A guerra já teve e terá muitos efeitos económicos que ainda não vislumbramos, mas há três efeitos, já visíveis, que têm o potencial de transformar a economia europeia nos próximos anos.

A independência económica face à Rússia, não só através da redução das compras de bens energéticos como o gás, mas também dos sucessivos pacotes de sanções, foi tão rápida quanto surpreendente. O gás proveniente da Rússia, que chegou a representar 56% das importações de gás em 2019, diminuiu para 12.9% em novembro de 2022. Esta redução foi possível graças a um aumento das importações de outros países. Assim, não só a União Europeia conseguiu satisfazer as suas necessidades energéticas como, ao mesmo tempo, preencheu a sua capacidade de reserva quase a 100% antes do inverno. É notável também, a redução do consumo de gás face a anos anteriores, decorrente de um inverno relativamente moderado e de políticas de contenção energética.

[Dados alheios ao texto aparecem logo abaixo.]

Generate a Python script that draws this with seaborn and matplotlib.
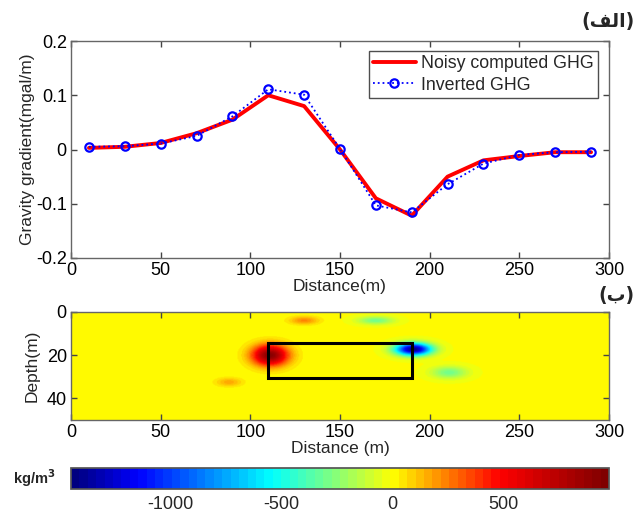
import numpy as np
import pandas as pd
import matplotlib
matplotlib.use("Agg")
import matplotlib.pyplot as plt
import seaborn as sns
from matplotlib.patches import Rectangle
from matplotlib.colors import LinearSegmentedColormap

sns.set_theme(style="white")
plt.rcParams['font.family'] = ['Liberation Sans', 'DejaVu Sans']
plt.rcParams['axes.unicode_minus'] = False

# ---- data: top panel ----
distance = [10, 30, 50, 70, 90, 110, 130, 150, 170, 190, 210, 230, 250, 270, 290]
noisy_ghg = [0.003, 0.005, 0.012, 0.030, 0.055, 0.100, 0.080, 0.000, -0.090,
             -0.122, -0.050, -0.020, -0.012, -0.005, -0.005]
inverted_ghg = [0.005, 0.006, 0.011, 0.025, 0.061, 0.111, 0.101, 0.001, -0.103,
                -0.116, -0.064, -0.026, -0.010, -0.005, -0.004]

# ---- data: bottom panel (density anomalies read from the section) ----
blob_x = [111, 191, 130, 170, 211, 88]
blob_z = [20, 17.2, 3.8, 3.8, 28, 32.5]
blob_amp = [930, -1420, 230, -300, -300, 170]
blob_sx = [7.0, 7.0, 5.5, 7.0, 7.0, 5.0]
blob_sz = [3.4, 2.0, 1.3, 1.3, 2.0, 1.4]
body_x = [110, 190]
body_z = [14.5, 30.5]
cbar_ticks = [-1000, -500, 0, 500]
cmap_pos = [0.0, 0.12, 0.37, 0.60, 0.80, 1.0]
cmap_col = [(0, 0, 0.5), (0, 0, 1), (0, 1, 1), (1, 1, 0), (1, 0, 0), (0.5, 0, 0)]

W, H = 637, 513
fig = plt.figure(figsize=(W / 100, H / 100), dpi=100)

def ax_px(left, top, right, bottom):
    return fig.add_axes([left / W, 1 - bottom / H, (right - left) / W, (bottom - top) / H])

TICK_FS = 13
LABEL_FS = 12.5

# ---------------- top panel ----------------
ax1 = ax_px(71, 41, 609, 258)
df = pd.DataFrame({'Distance': distance, 'noisy': noisy_ghg, 'inv': inverted_ghg})
sns.lineplot(data=df, x='Distance', y='noisy', ax=ax1, color='#ff0000', lw=2.8,
             label='Noisy computed GHG')
sns.lineplot(data=df, x='Distance', y='inv', ax=ax1, color='#0000ff', lw=1.3,
             linestyle=':', marker='o', markersize=6, markerfacecolor='none',
             markeredgecolor='#0000ff', markeredgewidth=1.6, label='Inverted GHG')
ax1.set_xlim(0, 300)
ax1.set_ylim(-0.2, 0.2)
ax1.set_xticks([0, 50, 100, 150, 200, 250, 300])
ax1.set_yticks([-0.2, -0.1, 0, 0.1, 0.2])
ax1.set_yticklabels(['-0.2', '-0.1', '0', '0.1', '0.2'])
ax1.set_xlabel('Distance(m)', fontsize=LABEL_FS, labelpad=0)
ax1.set_ylabel('Gravity gradient(mgal/m)', fontsize=LABEL_FS, labelpad=1)
leg = ax1.legend(loc='upper right', fontsize=12.8, frameon=True, fancybox=False,
                 edgecolor='#222222', handlelength=2.4, borderpad=0.25,
                 labelspacing=0.25, handletextpad=0.3, borderaxespad=0.3,
                 bbox_to_anchor=(0.99, 0.98))
leg.get_frame().set_linewidth(1.0)

# ---------------- bottom panel ----------------
ax2 = ax_px(71, 312, 609, 420)
gx = np.linspace(0, 300, 601)
gz = np.linspace(0, 50, 201)
X, Z = np.meshgrid(gx, gz)
field = np.zeros_like(X)
for cx, cz, a, sx, sz in zip(blob_x, blob_z, blob_amp, blob_sx, blob_sz):
    field += a * np.exp(-((X - cx) ** 2) / (2 * sx ** 2) - ((Z - cz) ** 2) / (2 * sz ** 2))
cmap = LinearSegmentedColormap.from_list('jetlike', list(zip(cmap_pos, cmap_col)), N=64)
im = ax2.imshow(field, extent=[0, 300, 50, 0], cmap=cmap, vmin=-1446, vmax=975,
                aspect='auto', interpolation='bilinear', origin='upper')
ax2.add_patch(Rectangle((body_x[0], body_z[0]), body_x[1] - body_x[0],
                        body_z[1] - body_z[0], fill=False, ec='black', lw=2.2))
ax2.set_xlim(0, 300)
ax2.set_ylim(50, 0)
ax2.set_xticks([0, 50, 100, 150, 200, 250, 300])
ax2.set_yticks([0, 20, 40])
ax2.set_xlabel('Distance (m)', fontsize=LABEL_FS, labelpad=0)
ax2.set_ylabel('Depth(m)', fontsize=LABEL_FS, labelpad=5)

for ax in (ax1, ax2):
    ax.tick_params(direction='in', length=4, width=1, colors='#444444',
                   labelcolor='black', labelsize=TICK_FS, top=True, right=True,
                   bottom=True, left=True, pad=3)
    for s in ax.spines.values():
        s.set_color('#666666')
        s.set_linewidth(1.0)

# ---------------- colorbar ----------------
cax = ax_px(71, 468, 609, 489)
cb = fig.colorbar(im, cax=cax, orientation='horizontal', ticks=cbar_ticks)
cb.ax.tick_params(direction='in', length=4, labelsize=TICK_FS, pad=5, color='#333333',
                  top=True, bottom=True)
cb.outline.set_edgecolor('#555555')
fig.text(34 / W, 1 - 478 / H, 'kg/m$^\\mathbf{3}$', fontsize=10.5, fontweight='bold',
         ha='center', va='center')

# Persian panel labels (presentation forms, visual order)
fig.text(635 / W, 1 - 21 / H, '(\uFED2\uFEDF\uFE8D)', fontsize=13.5, fontweight='bold',
         ha='right', va='center', family=['DejaVu Sans'])
fig.text(635 / W, 1 - 296 / H, '(\uFE8F)', fontsize=13.5, fontweight='bold',
         ha='right', va='center', family=['DejaVu Sans'])

fig.savefig('out.png', dpi=100)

Desde então os preços de gás no mercado TTF da Holanda reduziram para valores inferiores aos preços antes da guerra. Por exemplo, o contrato para fornecer gás em março de 2023 atingiu um pico de 338 euros por MWh em agosto de 2022 e encontra-se agora em 50,8 euros, abaixo dos 85 euros de fevereiro de 2022. Mas no longo prazo, o reforço das políticas para fomentar a energia verde poderão vir a reduzir ainda mais as necessidades de gás.

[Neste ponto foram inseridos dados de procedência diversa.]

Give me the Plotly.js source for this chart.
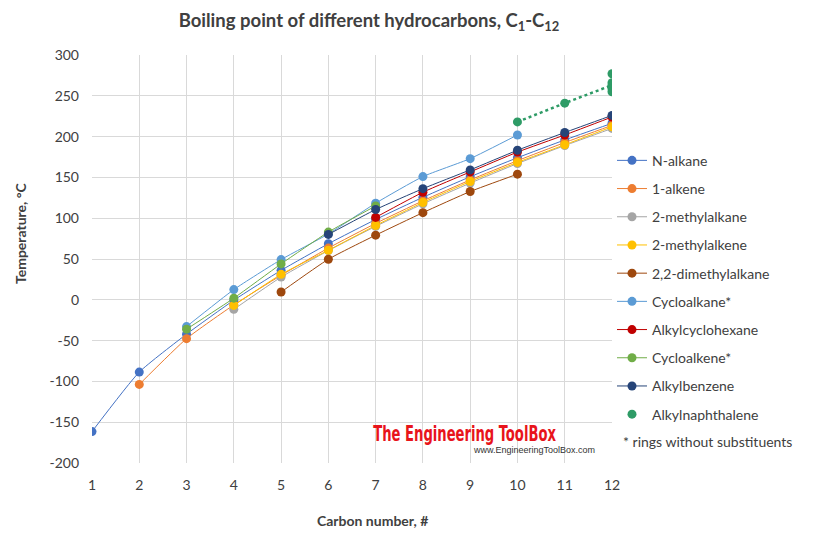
<!DOCTYPE html>
<html><head><meta charset="utf-8">
<script src="https://cdn.plot.ly/plotly-3.0.1.min.js"></script>
<style>html,body{margin:0;padding:0;background:#fff}</style>
</head><body><div id="chart" style="width:833px;height:535px"></div>
<script>
const carbonNumbers = [1,2,3,4,5,6,7,8,9,10,11,12];
const xTickLabels = ['1','2','3','4','5','6','7','8','9','10','11','12'];
const yTickValues = [-200,-150,-100,-50,0,50,100,150,200,250,300];
const yTickLabels = ['-200','-150','-100','-50','0','50','100','150','200','250','300'];

const nAlkaneX = [1,2,3,4,5,6,7,8,9,10,11,12];
const nAlkaneY = [-161.5,-88.6,-42.1,-0.5,36.1,68.7,98.4,125.6,150.8,174.1,195.9,216.3];
const alkeneX = [2,3,4,5,6,7,8,9,10,11,12];
const alkeneY = [-103.7,-47.6,-6.3,30.0,63.4,93.6,121.3,146.9,170.5,192.7,213.8];
const methylAlkaneX = [4,5,6,7,8,9,10,11,12];
const methylAlkaneY = [-11.7,27.8,60.3,90.0,117.6,143.0,167.0,189.0,210.0];
const methylAlkeneX = [4,5,6,7,8,9,10,11,12];
const methylAlkeneY = [-6.9,31.2,60.7,91.1,119.3,145.0,168.4,190.0,212.0];
const dimethylAlkaneX = [5,6,7,8,9,10];
const dimethylAlkaneY = [9.5,49.7,79.2,106.8,132.7,154.0];
const cycloalkaneX = [3,4,5,6,7,8,9,10];
const cycloalkaneY = [-32.8,12.5,49.3,80.7,118.4,151.0,173.0,202.0];
const alkylCyclohexaneX = [7,8,9,10,11,12];
const alkylCyclohexaneY = [101.0,131.8,156.7,181.0,202.0,224.0];
const cycloalkeneX = [3,4,5,6,7];
const cycloalkeneY = [-36.0,2.0,44.0,83.0,115.0];
const alkylbenzeneX = [6,7,8,9,10,11,12];
const alkylbenzeneY = [80.1,110.6,136.2,159.2,183.3,205.0,226.0];
const naphthaleneX = [10,11,12,12,12,12,12];
const naphthaleneY = [218,241,277,266,263,259,255];
const naphTrendX = [10,11,12];
const naphTrendY = [218,241,263];

const seriesNames = ['N-alkane','1-alkene','2-methylalkane','2-methylalkene','2,2-dimethylalkane','Cycloalkane*','Alkylcyclohexane','Cycloalkene*','Alkylbenzene','Alkylnaphthalene'];
const seriesColors = ['#4472C4','#ED7D31','#A5A5A5','#FFC000','#9E480E','#5B9BD5','#C00000','#70AD47','#264478','#2E9B66'];
const seriesX = [nAlkaneX,alkeneX,methylAlkaneX,methylAlkeneX,dimethylAlkaneX,cycloalkaneX,alkylCyclohexaneX,cycloalkeneX,alkylbenzeneX,naphthaleneX];
const seriesY = [nAlkaneY,alkeneY,methylAlkaneY,methylAlkeneY,dimethylAlkaneY,cycloalkaneY,alkylCyclohexaneY,cycloalkeneY,alkylbenzeneY,naphthaleneY];

const traces = [];
traces.push({x: naphTrendX, y: naphTrendY, mode:'lines', showlegend:false, hoverinfo:'skip',
  line:{color:'#2E9B66', width:2.5, dash:'dot'}});
for (let i=0;i<seriesNames.length;i++){
  const isNaph = i===9;
  traces.push({
    x: seriesX[i], y: seriesY[i], name: seriesNames[i], legendgroup:'g'+i,
    mode: isNaph ? 'markers' : 'lines+markers',
    line:{color:seriesColors[i], width:1, shape:'spline', smoothing:0.5},
    marker:{color:seriesColors[i], size:9}
  });
}

const fontFam = 'Lato, "Open Sans", sans-serif';
const layout = {
  width:833, height:535,
  margin:{l:92, r:221, t:55, b:72},
  paper_bgcolor:'#fff', plot_bgcolor:'#fff',
  font:{family:fontFam, color:'#404040', size:14},
  title:{text:'<b>Boiling point of different hydrocarbons, C<sub>1</sub>-C<sub>12</sub></b>',
    x:369/833, xanchor:'center', y:0.962, yanchor:'middle', font:{size:18.5, color:'#404040', family:fontFam}},
  xaxis:{range:[1,12], tickvals:carbonNumbers, ticktext:xTickLabels, showgrid:true, gridcolor:'#D9D9D9', gridwidth:1,
    zeroline:false, showline:false, ticks:'', ticklabelstandoff:12,
    tickfont:{size:14, color:'#404040'}},
  yaxis:{range:[-200,300], tickvals:yTickValues, ticktext:yTickLabels, showgrid:true, gridcolor:'#D9D9D9', gridwidth:1, zeroline:false, showline:false,
    ticks:'', ticklabelstandoff:12, tickfont:{size:14, color:'#404040'}},
  legend:{x:1.0, xanchor:'left', y:0.78, yanchor:'top', font:{size:14, color:'#404040'},
    tracegroupgap:7, bgcolor:'rgba(0,0,0,0)', itemwidth:30},
  showlegend:true,
  annotations:[
    {xref:'paper', yref:'paper', x:(372-92)/520, y:(463-520)/408, xanchor:'center', yanchor:'middle', showarrow:false,
     text:'<b>Carbon number, #</b>', font:{size:14, color:'#404040'}},
    {xref:'paper', yref:'paper', x:(20-92)/520, y:(463-233)/408, xanchor:'center', yanchor:'middle', showarrow:false, textangle:-90,
     text:'<b>Temperature, °C</b>', font:{size:14, color:'#404040'}},
    {xref:'paper', yref:'paper', x:1.018, y:0.052, xanchor:'left', yanchor:'middle', showarrow:false,
     text:'* rings without substituents', font:{size:14, color:'#404040'}},
    {xref:'paper', yref:'paper', x:(464-92)/520, y:(463-433)/408, xanchor:'center', yanchor:'middle', showarrow:false,
     text:'<b>The Engineering ToolBox</b>', font:{size:22, color:'#E8141B', family:'"Liberation Sans Narrow", "DejaVu Sans Condensed", sans-serif'}},
    {xref:'paper', yref:'paper', x:(597-92)/520, y:(463-450)/408, xanchor:'right', yanchor:'middle', showarrow:false,
     text:'www.EngineeringToolBox.com', font:{size:9, color:'#333', family:'"Liberation Sans", Arial, sans-serif'}}
  ]
};
Plotly.newPlot('chart', traces, layout, {displayModeBar:false, staticPlot:true}).then(function(){
  const texts = document.querySelectorAll('.annotation-text');
  texts.forEach(function(t){
    if (t.textContent.indexOf('The Engineering ToolBox') === 0) {
      const bb = t.getBBox();
      const s = 183 / bb.width;
      const cx = bb.x + bb.width / 2;
      t.setAttribute('transform', 'translate(' + cx + ',0) scale(' + s + ',1) translate(' + (-cx) + ',0)');
    }
  });
});
</script></body></html>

O choque de oferta provocado pela escassez de bens energéticos e dos cerais teve um efeito significativo sobre a inflação. Não terá sido o único fator, porque a inflação mundial começou a subir antes da guerra, em particular devido aos desequilíbrios entre procura e oferta mundial nos sucessivos picos da pandemia que aconteceram ao ritmo em que as economias “abriam” e “fechavam”. Agora que os preços energéticos voltaram a baixar, as pressões inflacionistas subjacentes, resultantes nomeadamente dos preços do imobiliário e das taxas de desemprego muito baixas na maioria dos países avançados, deverão persistir vários meses, ou até anos, o que poderá obrigar o BCE a manter uma política monetária bastante restritiva. Depois de mais de uma década de taxas de juro próximas de zero, o esforço de adaptação das economias a taxas de juro positivas e possivelmente elevadas deverá ser considerável.

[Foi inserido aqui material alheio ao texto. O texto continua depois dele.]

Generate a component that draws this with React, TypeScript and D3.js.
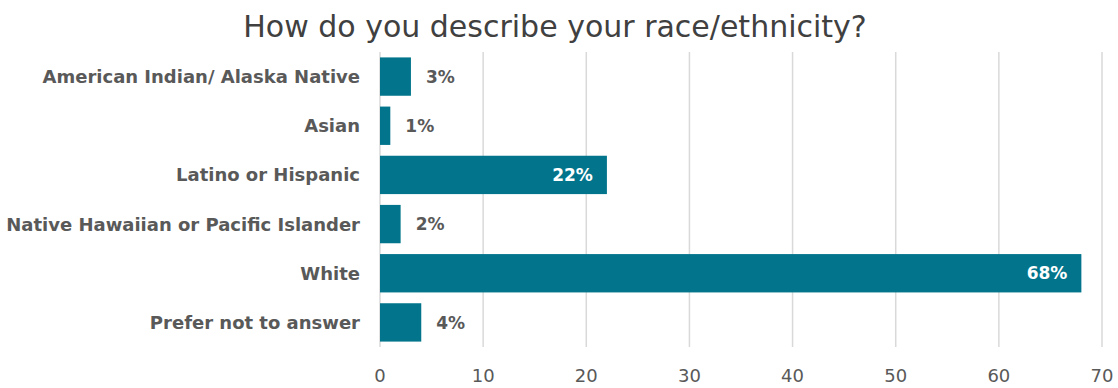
import React from "react";
import * as d3 from "d3";

const categories = [
  "American Indian/ Alaska Native",
  "Asian",
  "Latino or Hispanic",
  "Native Hawaiian or Pacific Islander",
  "White",
  "Prefer not to answer",
];
const values = [3, 1, 22, 2, 68, 4];
const xTicks = [0, 10, 20, 30, 40, 50, 60, 70];
const title = "How do you describe your race/ethnicity?";

const W = 1118;
const H = 388;
const FONT = "'DejaVu Sans', sans-serif";

export default function App() {
  const left = 380;
  const right = 1102;
  const top = 52;
  const bottom = 347;
  const x = d3.scaleLinear().domain([0, 70]).range([left, right]);
  const y = d3
    .scaleBand<string>()
    .domain(categories)
    .range([top, bottom])
    .paddingInner(0.22)
    .paddingOuter(0.11);
  const barColor = "#02758C";
  const textColor = "#595959";

  return (
    <svg
      width={W}
      height={H}
      style={{ position: "absolute", left: 0, top: 0, background: "#fff" }}
      fontFamily={FONT}
    >
      <text
        x={555}
        y={37}
        textAnchor="middle"
        fontSize={30}
        fill="#404040"
      >
        {title}
      </text>
      {xTicks.map((t) => (
        <g key={t}>
          <line
            x1={x(t)}
            x2={x(t)}
            y1={top}
            y2={bottom}
            stroke="#D9D9D9"
            strokeWidth={1.5}
          />
          <text
            x={x(t)}
            y={382}
            textAnchor="middle"
            fontSize={18}
            fill={textColor}
          >
            {t}
          </text>
        </g>
      ))}
      {categories.map((c, i) => {
        const v = values[i];
        const by = y(c)!;
        const bh = y.bandwidth();
        const inside = v > 10;
        return (
          <g key={c}>
            <rect
              x={x(0)}
              y={by}
              width={x(v) - x(0)}
              height={bh}
              fill={barColor}
            />
            <text
              x={360}
              y={by + bh / 2}
              dy="0.36em"
              textAnchor="end"
              fontSize={18}
              fontWeight="bold"
              fill={textColor}
            >
              {c}
            </text>
            <text
              x={inside ? x(v) - 14 : x(v) + 15}
              y={by + bh / 2}
              dy="0.36em"
              textAnchor={inside ? "end" : "start"}
              fontSize={17}
              fontWeight="bold"
              fill={inside ? "#ffffff" : textColor}
            >
              {`${v}%`}
            </text>
          </g>
        );
      })}
    </svg>
  );
}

Por fim, a guerra trouxe também uma nova urgência em tornar as economias europeias menos dependentes do exterior. As múltiplas medidas de política, como a legislação para reforçar a produção e a investigação sobre semicondutores na Europa ou o novo plano industrial verde, pretende, entre outras coisas, flexibilizar as regras das ajudas de Estado em certos investimentos.

Estas são três transformações potencialmente profundas e duradouras, mas com efeitos muito diferentes. No primeiro caso, a redução da dependência da Rússia é positiva do ponto de vista geopolítico e o reforço das energias renováveis é igualmente positivo do ponto de vista da competitividade da economia europeia e do ambiente. No segundo caso, embora a subida das taxas de juro possa ser penosa no curto e médio prazo, no longo prazo é sinal de uma normalização da política monetária e espera-se, a seu tempo, também da inflação perto de 2%. Já o terceiro caso é mais difícil de avaliar à priori. Por um lado, a maior independência da Europa pode ser desejável do ponto de vista da diminuição dos riscos de abastecimento (e isso tem um preço) à semelhança do que já acontece com a Política Agrícola Comum. Mas esta tendência global para a autossuficiência também tem riscos: o efeito sobre a inflação global é incerto e existe o risco de aumento da pobreza nos países em desenvolvimento se as cadeias de produção global retrocederem.